Turn tote right side out. Slip tote inside lining with right sides together and side seams matching. Pin edges together, making sure straps are tucked inside. 

Figure 14.
Tip: Press side seams so they go in opposite directions on the tote and the lining, staggering side seams to eliminate bulk.

Step 10. Set up machine for free arm sewing. Sew all around top edge.

Figure 15.
Turn tote right side out by pulling tote through bottom opening.

Figure 16.

Close opening by machine sewing close to edge.  Carefully tuck lining into tote. Topstitch close to upper edge of tote.

Figure 17.
Tip: Flip pocket flap up for easier topstitching along top edge, as edge stitching through both flap and tote layers can be challenging.

You are finished! Enjoy!

Options, ideas and additional tips:

  • If you choose to use SA101, the Dynamic Walking foot for decorative stitching, be sure to read instructions included with the foot for set up and stitch suggestions. The recommended stitches shown below are directly from the manual.

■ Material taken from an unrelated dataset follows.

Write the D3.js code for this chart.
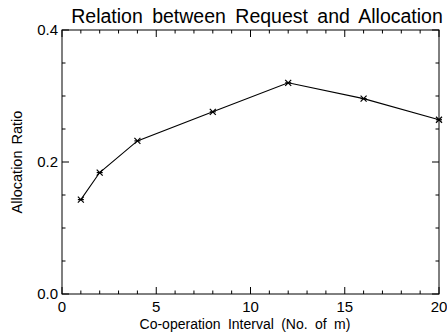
<!DOCTYPE html>
<html><head><meta charset="utf-8">
<script src="https://cdn.jsdelivr.net/npm/d3@7"></script>
<style>body{margin:0;background:#fff}svg{display:block}text{font-family:"Liberation Sans",Arial,sans-serif;fill:#000}</style>
</head><body>
<svg id="c" width="447" height="332"></svg>
<script>
const intervals = [1, 2, 4, 8, 12, 16, 20];
const ratios = [0.143, 0.184, 0.232, 0.276, 0.320, 0.296, 0.264];
const xTicks = [0, 5, 10, 15, 20];
const yTicks = [0.0, 0.2, 0.4];
const xMinor = d3.range(0, 21, 1);
const yMinor = d3.range(0, 0.401, 0.05);

const L = 62, R = 439, T = 30, B = 294;
const svg = d3.select("#c");
const x = d3.scaleLinear().domain([0, 20]).range([L, R]);
const y = d3.scaleLinear().domain([0, 0.4]).range([B, T]);

const g = svg.append("g").attr("stroke", "#000").attr("stroke-width", 1);
g.append("rect").attr("x", L).attr("y", T).attr("width", R - L).attr("height", B - T).attr("fill", "none");

const majX = new Set(xTicks);
xMinor.forEach(v => {
  const len = majX.has(v) ? 7 : 3.5;
  g.append("line").attr("x1", x(v)).attr("x2", x(v)).attr("y1", B).attr("y2", B - len);
  g.append("line").attr("x1", x(v)).attr("x2", x(v)).attr("y1", T).attr("y2", T + len);
});
yMinor.forEach((v, i) => {
  const len = (i % 4 === 0) ? 7 : 3.5;
  g.append("line").attr("y1", y(v)).attr("y2", y(v)).attr("x1", L).attr("x2", L + len);
  g.append("line").attr("y1", y(v)).attr("y2", y(v)).attr("x1", R).attr("x2", R - len);
});

svg.append("g").selectAll("text").data(xTicks).join("text")
  .attr("x", d => x(d)).attr("y", B + 18).attr("text-anchor", "middle")
  .attr("font-size", 15).text(d => d);
svg.append("g").selectAll("text").data(yTicks).join("text")
  .attr("x", L - 4).attr("y", d => y(d) + 5).attr("text-anchor", "end")
  .attr("font-size", 15).text(d => d.toFixed(1));

svg.append("path").datum(intervals.map((d, i) => [d, ratios[i]]))
  .attr("fill", "none").attr("stroke", "#000").attr("stroke-width", 1.1)
  .attr("d", d3.line().x(d => x(d[0])).y(d => y(d[1])));
const m = svg.append("g").attr("stroke", "#000").attr("stroke-width", 1.2);
intervals.forEach((d, i) => {
  const cx = x(d), cy = y(ratios[i]), s = 3;
  m.append("line").attr("x1", cx - s).attr("y1", cy - s).attr("x2", cx + s).attr("y2", cy + s);
  m.append("line").attr("x1", cx - s).attr("y1", cy + s).attr("x2", cx + s).attr("y2", cy - s);
  m.append("line").attr("x1", cx - s).attr("y1", cy).attr("x2", cx + s).attr("y2", cy);
});

svg.append("text").attr("x", 257).attr("y", 23).attr("text-anchor", "middle")
  .attr("font-size", 19.5).attr("word-spacing", 4).text("Relation between Request and Allocation");
svg.append("text").attr("x", 245).attr("y", 329).attr("text-anchor", "middle")
  .attr("font-size", 14).attr("word-spacing", 3.5).text("Co-operation Interval (No. of m)");
svg.append("text").attr("transform", `translate(22,${(T + B) / 2}) rotate(-90)`)
  .attr("text-anchor", "middle").attr("font-size", 14.5).attr("word-spacing", 2).text("Allocation Ratio");
</script>
</body></html>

  • While the serpentine stitch used in this project is not pictured, it is very similar to the triple zig zag stitch except that it forms in waves. See example below:

  • It’s important to sew at a slow to medium speed when using this foot or any walking foot. Make sure the foot is correctly attached before you begin.
  • Fusible fleece is great for projects like this. If desired, you can trim the piece so it is not included in the seam allowance. However, craft fleece fuses pretty flat and I usually opt to leave it in the seam allowance.
  • Always lengthen your stitch when topstitching through multiple layers. I usually use a length of 3-5 to 4.0 for topstitching on multiple layers.